There is No Map for This: Guest Post from Tom Birdseye

YA

There is No Map for This. This title is a writer’s dream. Take the words “there is no map for this” and you can use them as preface for anything doubtful, anything scary, a day gone wrong, a question unanswered.

You can use them to refer to life itself.

Image courtesy of Tom Birdseye

Given the title of this YA novel that raises complex questions of what it means to be a man, I decided I didn’t need to give the author, my VCFA colleague and friend Tom Birdseye, a map for this guest post. When I told him he could take it in any direction he liked, he replied with a picture of the McKenzie River, where he was headed on a camping trip. He said he might contemplate what he had to say while sitting on the bank of the river, listening to water. He’d see, he said, where the current took him.

Here’s what he wrote at the end of that trip.

Photo © David Paul Bayles

Fertile Ground for a Dialectic

 by Tom Birdseye

When I first started writing There Is No Map for This, my intention was to explore the different ways in which we process grief. How would my main character, Ren, handle the death of his brother, Levi? How would Levi's girlfriend, Ellie, deal with the aftermath? What contrasts would surface between Ren and Ellie's reactions? What overlaps? Could shared pain eventually lead to something positive—love out of loss? Or just a deeper hole?  

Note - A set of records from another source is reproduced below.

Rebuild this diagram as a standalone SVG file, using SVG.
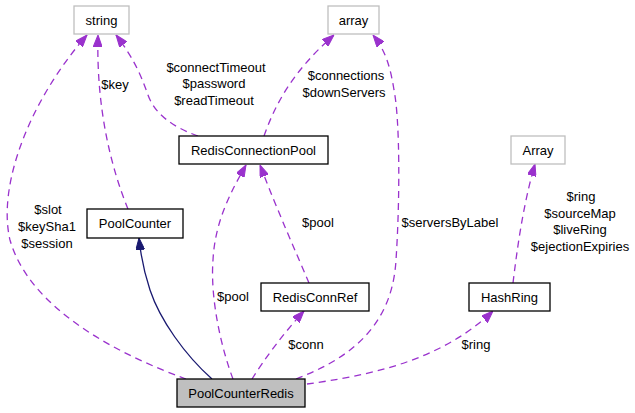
<svg xmlns="http://www.w3.org/2000/svg" width="635" height="413" viewBox="0 0 635 413">
<style>
text{font-family:"Liberation Sans",Arial,sans-serif;font-size:13px;fill:#000;text-anchor:middle}
.n{fill:#fff;stroke:#000;stroke-width:1.3}
.g{fill:#fff;stroke:#bfbfbf;stroke-width:1.3}
.cur{fill:#bfbfbf;stroke:#000;stroke-width:1.3}
.d{fill:none;stroke:#9a32cd;stroke-width:1.3;stroke-dasharray:7,5}
.s{fill:none;stroke:#191970;stroke-width:1.3}
</style>
<defs>
<marker id="ap" markerUnits="userSpaceOnUse" markerWidth="12" markerHeight="9" refX="12" refY="4.5" orient="auto">
<path d="M0,0 L12,4.5 L0,9 z" fill="#9a32cd" stroke="#9a32cd"/>
</marker>
<marker id="an" markerUnits="userSpaceOnUse" markerWidth="12" markerHeight="9" refX="12" refY="4.5" orient="auto">
<path d="M0,0 L12,4.5 L0,9 z" fill="#191970" stroke="#191970"/>
</marker>
</defs>
<g id="edges">
<path class="d" marker-end="url(#ap)" d="M186,379 C120,355 30,310 10,240 C-3,185 30,100 87,35"/>
<text x="48" y="214">$slot</text>
<text x="47" y="231">$keySha1</text>
<text x="47" y="248">$session</text>
<path class="d" marker-end="url(#ap)" d="M128,209 C112,170 96,110 98,35"/>
<text x="115" y="89">$key</text>
<path class="d" marker-end="url(#ap)" d="M198,136 C175,128 155,115 148,95 C140,72 132,56 116,35"/>
<text x="216" y="72">$connectTimeout</text>
<text x="214" y="88">$password</text>
<text x="214" y="105">$readTimeout</text>
<path class="d" marker-end="url(#ap)" d="M264,136 C275,105 292,72 334,35"/>
<text x="346" y="80">$connections</text>
<text x="344" y="97">$downServers</text>
<path class="d" marker-end="url(#ap)" d="M296,379 C345,360 392,330 396,260 C400,200 400,120 394,90 C390,65 385,50 373,35"/>
<text x="450" y="227">$serversByLabel</text>
<path class="d" marker-end="url(#ap)" d="M233,379 C222,350 210,300 213,260 C215,220 232,190 246,165"/>
<text x="233" y="301">$pool</text>
<path class="d" marker-end="url(#ap)" d="M309,283 C295,250 278,212 260,165"/>
<text x="318" y="227">$pool</text>
<path class="d" marker-end="url(#ap)" d="M252,379 C264,360 282,335 304,311"/>
<text x="306" y="349">$conn</text>
<path class="d" marker-end="url(#ap)" d="M307,384 C365,376 440,362 493,311"/>
<text x="476" y="349">$ring</text>
<path class="d" marker-end="url(#ap)" d="M513,283 C517,250 523,205 535,164"/>
<text x="581" y="201">$ring</text>
<text x="580" y="218">$sourceMap</text>
<text x="580" y="234">$liveRing</text>
<text x="580" y="251">$ejectionExpiries</text>
<path class="s" marker-end="url(#an)" d="M212,379 C185,355 160,320 150,290 C144,272 141,258 139,238"/>
</g>
<g id="string"><rect class="g" x="74" y="6" width="55" height="28"/><text x="101.5" y="24.5">string</text></g>
<g id="array"><rect class="g" x="328" y="6" width="51" height="28"/><text x="353.5" y="24.5">array</text></g>
<g id="RedisConnectionPool"><rect class="n" x="179" y="136" width="149" height="28"/><text x="253.5" y="154.5">RedisConnectionPool</text></g>
<g id="ArrayNode"><rect class="g" x="511" y="136" width="54" height="28"/><text x="538" y="154.5">Array</text></g>
<g id="PoolCounter"><rect class="n" x="87" y="209" width="96" height="29"/><text x="135" y="228">PoolCounter</text></g>
<g id="RedisConnRef"><rect class="n" x="261" y="283" width="108" height="28"/><text x="315" y="301.5">RedisConnRef</text></g>
<g id="HashRing"><rect class="n" x="469" y="283" width="81" height="28"/><text x="509.5" y="301.5">HashRing</text></g>
<g id="PoolCounterRedis"><rect class="cur" x="177" y="379" width="128" height="28"/><text x="241" y="397.5">PoolCounterRedis</text></g>
</svg>
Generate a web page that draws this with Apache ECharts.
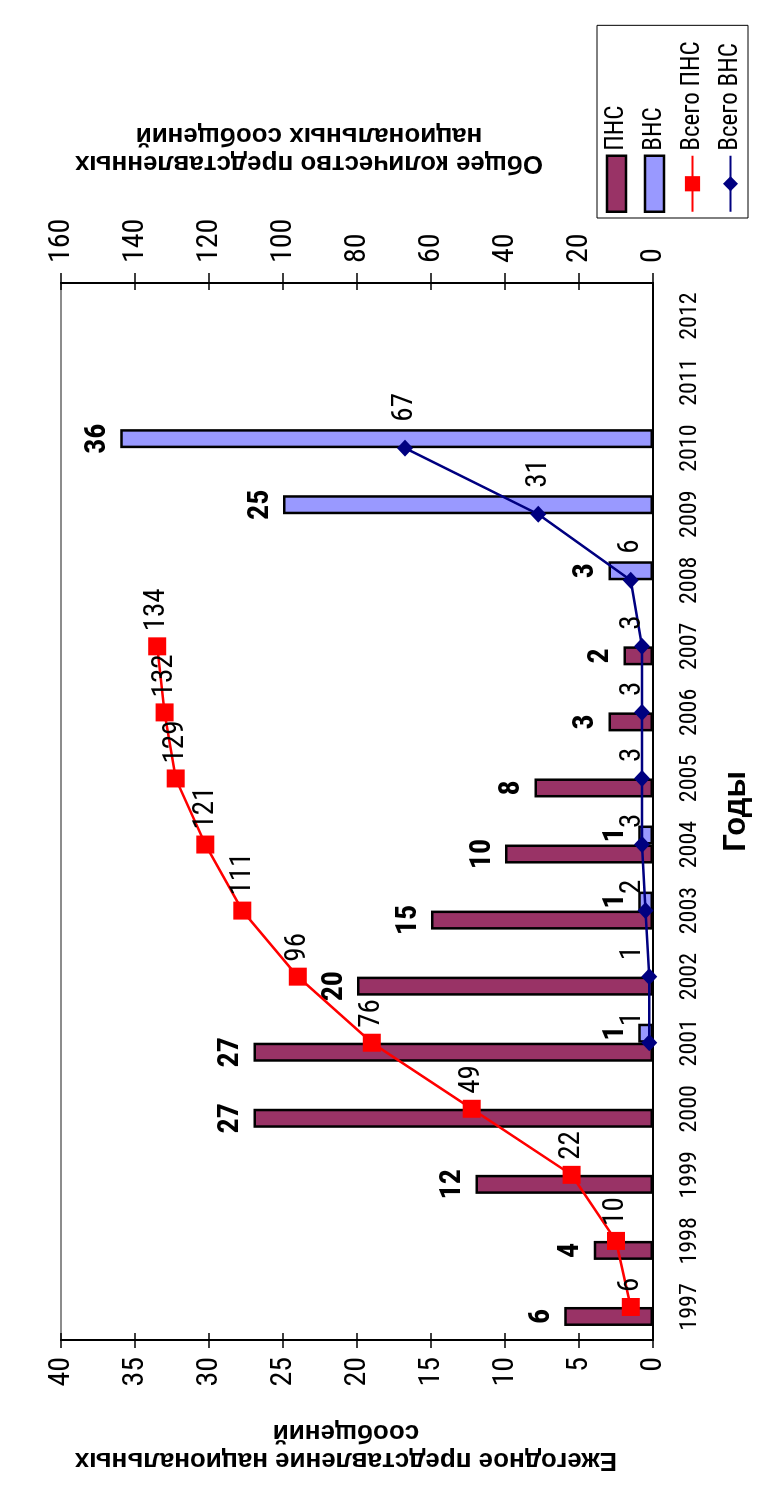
<!DOCTYPE html>
<html>
<head>
<meta charset="utf-8">
<script src="https://cdn.jsdelivr.net/npm/echarts@6/dist/echarts.min.js"></script>
<style>
html,body{margin:0;padding:0;background:#fff;overflow:hidden;width:773px;height:1495px;}
#frameA{position:absolute;left:8px;top:20px;width:761px;height:1490px;border:1px solid #555;box-sizing:border-box;}
#frameB{position:absolute;left:18px;top:11px;width:770px;height:1481px;border:1px solid #555;box-sizing:border-box;}
#chart{position:absolute;left:0;top:0;width:1495px;height:773px;transform-origin:0 0;transform:translate(0,1495px) rotate(-90deg);}
</style>
</head>
<body>
<div id="frameA"></div>
<div id="frameB"></div>
<div id="chart"></div>
<script>
// ---- data ----
var years = ['1997','1998','1999','2000','2001','2002','2003','2004','2005','2006','2007','2008','2009','2010','2011','2012'];
var pns = [6, 4, 12, 27, 27, 20, 15, 10, 8, 3, 2, null, null, null, null, null];
var vns = [null, null, null, null, 1, null, 1, 1, null, null, null, 3, 25, 36, null, null];
var totalPns = [6, 10, 22, 49, 76, 96, 111, 121, 129, 132, 134, null, null, null, null, null];
var totalVns = [null, null, null, null, 1, 1, 2, 3, 3, 3, 3, 6, 31, 67, null, null];
var leftTicks = {min: 0, max: 40, interval: 5};
var rightTicks = {min: 0, max: 160, interval: 20};

var NARROW = "'Roboto Condensed','Liberation Sans',sans-serif";
var BOLD = "'Liberation Sans',Arial,sans-serif";

var chart = echarts.init(document.getElementById('chart'));

// plot geometry (keeps low line labels inside the plot area, as Excel does)
var gridTop = 61, gridBottom = 120, H = 773;
var plotH = H - gridTop - gridBottom;
function vnsLabelItems(arr) {
  return arr.map(function (v) {
    if (v == null) return null;
    var dy = v / rightTicks.max * plotH;
    var off = Math.min(0, dy - 20);
    return {value: v, label: {offset: [off < 0 ? -10 : 0, off]}};
  });
}

var option = {
  animation: false,
  backgroundColor: '#fff',
  grid: {left: 155, right: 283, top: gridTop, bottom: gridBottom, show: true, borderColor: '#8c8c8c', borderWidth: 2, backgroundColor: 'transparent'},
  legend: {
    orient: 'vertical', left: 1277, top: 597,
    padding: [7, 16, 5, 5], itemGap: 13, itemWidth: 56, itemHeight: 19,
    borderColor: '#000', borderWidth: 1, backgroundColor: '#fff',
    textStyle: {fontFamily: NARROW, fontSize: 25, color: '#000'},
    data: [
      {name: 'ПНС', icon: 'rect', itemStyle: {color: '#993366', borderColor: '#000', borderWidth: 2.5}},
      {name: 'ВНС', icon: 'rect', itemStyle: {color: '#9999FF', borderColor: '#000', borderWidth: 2.5}},
      {name: 'Всего ПНС'},
      {name: 'Всего ВНС'}
    ]
  },
  xAxis: [
    {
      type: 'category', data: years, position: 'bottom',
      name: 'Годы', nameLocation: 'middle', nameGap: 68,
      nameTextStyle: {fontFamily: BOLD, fontWeight: 'bold', fontSize: 31, color: '#000'},
      axisLine: {lineStyle: {color: '#000', width: 2}},
      axisTick: {inside: true, length: 9, lineStyle: {color: '#000', width: 1.5}},
      axisLabel: {fontFamily: NARROW, fontSize: 24, color: '#000', margin: 25, interval: 0}
    },
    {
      type: 'category', data: years, position: 'bottom',
      axisLine: {show: false},
      axisTick: {inside: false, length: 5, lineStyle: {color: '#000', width: 1.5}},
      axisLabel: {show: false}
    }
  ],
  yAxis: [
    {
      type: 'value', position: 'left', min: leftTicks.min, max: leftTicks.max, interval: leftTicks.interval,
      name: 'Ежегодное представление национальных\nсообщений', nameLocation: 'middle', nameGap: 78,
      nameTextStyle: {fontFamily: BOLD, fontWeight: 'bold', fontSize: 26, lineHeight: 28, color: '#000', align: 'center', padding: [0, 0, 0, 22]},
      axisLine: {show: true, lineStyle: {color: '#000', width: 2}},
      axisTick: {show: true, inside: false, length: 8, lineStyle: {color: '#000', width: 1.5}},
      axisLabel: {fontFamily: NARROW, fontSize: 30, color: '#000', margin: 17},
      splitLine: {show: false}
    },
    {
      type: 'value', position: 'right', min: rightTicks.min, max: rightTicks.max, interval: rightTicks.interval,
      name: 'Общее количество представленных\nнациональных сообщений', nameLocation: 'middle', nameGap: 106,
      nameTextStyle: {fontFamily: BOLD, fontWeight: 'bold', fontSize: 26, lineHeight: 28, color: '#000', align: 'center', padding: [0, 0, 0, 96]},
      axisLine: {show: true, lineStyle: {color: '#000', width: 2}},
      axisTick: {show: true, inside: false, length: 10, lineStyle: {color: '#000', width: 1.5}},
      axisLabel: {fontFamily: NARROW, fontSize: 30, color: '#000', margin: 20},
      splitLine: {show: false}
    },
    {
      type: 'value', position: 'left', min: leftTicks.min, max: leftTicks.max, interval: leftTicks.interval,
      axisLine: {show: false}, axisLabel: {show: false}, splitLine: {show: false},
      axisTick: {show: true, inside: true, length: 7, lineStyle: {color: '#000', width: 1.5}}
    },
    {
      type: 'value', position: 'right', min: rightTicks.min, max: rightTicks.max, interval: rightTicks.interval,
      axisLine: {show: false}, axisLabel: {show: false}, splitLine: {show: false},
      axisTick: {show: true, inside: true, length: 7, lineStyle: {color: '#000', width: 1.5}}
    }
  ],
  series: [
    {
      name: 'ПНС', type: 'bar', data: pns, yAxisIndex: 0, barWidth: 19, barGap: '0%',
      itemStyle: {color: '#993366', borderColor: '#000', borderWidth: 2.5},
      label: {show: true, position: 'top', distance: 8, fontFamily: NARROW, fontWeight: 'bold', fontSize: 30, color: '#000'}
    },
    {
      name: 'ВНС', type: 'bar', data: vns, yAxisIndex: 0, barWidth: 19, barGap: '0%',
      itemStyle: {color: '#9999FF', borderColor: '#000', borderWidth: 2.5},
      label: {show: true, position: 'top', distance: 8, fontFamily: NARROW, fontWeight: 'bold', fontSize: 30, color: '#000'}
    },
    {
      name: 'Всего ПНС', type: 'line', data: totalPns, yAxisIndex: 1,
      symbol: 'rect', symbolSize: 18, showAllSymbol: true,
      lineStyle: {color: '#FF0000', width: 2.5}, itemStyle: {color: '#FF0000'},
      label: {show: true, position: 'right', distance: 6, fontFamily: NARROW, fontSize: 29, color: '#000'}
    },
    {
      name: 'Всего ВНС', type: 'line', data: vnsLabelItems(totalVns), yAxisIndex: 1,
      symbol: 'diamond', symbolSize: [17, 16], showAllSymbol: true,
      lineStyle: {color: '#000080', width: 2.5}, itemStyle: {color: '#000080'},
      label: {show: true, position: 'right', distance: 18, fontFamily: NARROW, fontSize: 29, color: '#000'}
    }
  ]
};
chart.setOption(option);
</script>
</body>
</html>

However, somewhere along the way, other thematic threads began to creep into the narrative,  including the ways in which we define manhood. Ren, like most teens, is bombarded with cultural messages of what it means to be masculine—men strutting with a scowl and clenched fists, flexing bulging biceps, racing jacked-up pickups plastered with hate stickers, raising bloody knuckles in triumph—all telling him how he should behave: Be tough. Show no weakness. Man up. Dominate.

 But Ren's heart is big. He is kind, compassionate, empathetic. He is also philosophical, prone to examination rather than quick answers, complex continuums rather than simple binaries. And so he struggles, pushed and pulled, looking for agency, a rudder and a map to steer by. Who is he—as a young man, but more importantly as a human being? What is his purpose? How does he manifest it? What is the metric by which he measures himself?

For me, this is how the writing process often works—I think I know what the story is about, until I find out it's about much more. I didn't choose the threads that appeared in There Is No Map for This. They pushed, they pulled, and demanded a place on the page. The result is Ren's journey, and also a window into my own. Or a mirror. Or both. Not literally, of course. This is fiction, after all—not facts, but my attempt at capturing emotional truths.

My hope is that these truths resonate in some way for readers, shine a light on questions they are pondering, encourage examination. We are at a moment in history in which we—regardless of gender labels, or otherwise—are compelled to delve into who and what we are, what we stand for, and how we might move forward. Stories can help us do that—we see ourselves on the page, or who we might like to be, or maybe even who we don't want to be. We live the narrative vicariously. And so we evolve, even if in only small increments. As do the stories we tell. 

There is No Map for This.

Tom’s right. There isn’t, but the journey counts for a whole lot.